Truth be told, it’s through those donation boxes that McDonald’s customers actually end up giving far more money to the Ronald McDonald House Charities than McDonald’s itself does: Some $50 million in 2012, or about 1.5 times the company’s total charitable giving.
“In attaching the Ronald McDonald name to a vitally important charity, McDonald’s gains an emotionally-loaded marketing vehicle while shielding itself from critics,” says Simon.
Well, sort of. Simon’s report is just the latest in a seemingly endless stream of embarrassing PR for the burger giant, ranging from its overall bungling of charges that it fails to pay its employees a living wage to evidence that it continues to target kids with its ads to another report detailing how its supposedly healthy kids meals are anything but. (Oh, and then there was that story about how it’s trying to bully its way into that town in Australia.)

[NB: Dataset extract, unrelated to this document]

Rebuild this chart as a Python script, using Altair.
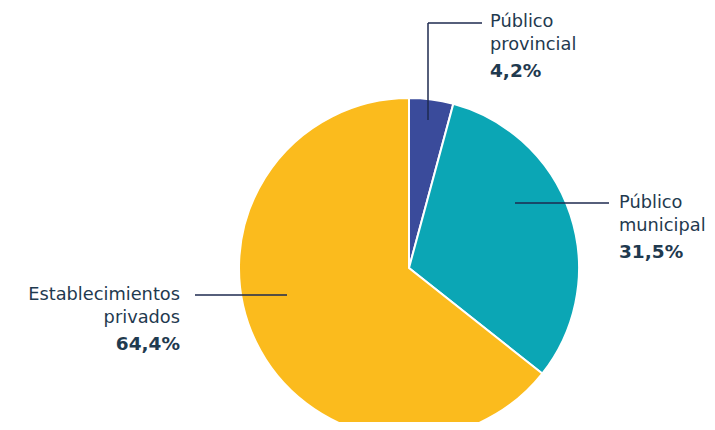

In short, there’s no dearth of critics of McDonalds, and its involvement with the Ronald McDonald House Charities—however you might characterize it—hasn’t exactly “shielded” it from criticism.
But it may buy the company a bit of love from your average McDonald’s customer, who has no idea that when they drop their pocket change into one of those donation boxes, they’re probably giving far more as a percent of their income than McDonald’s is.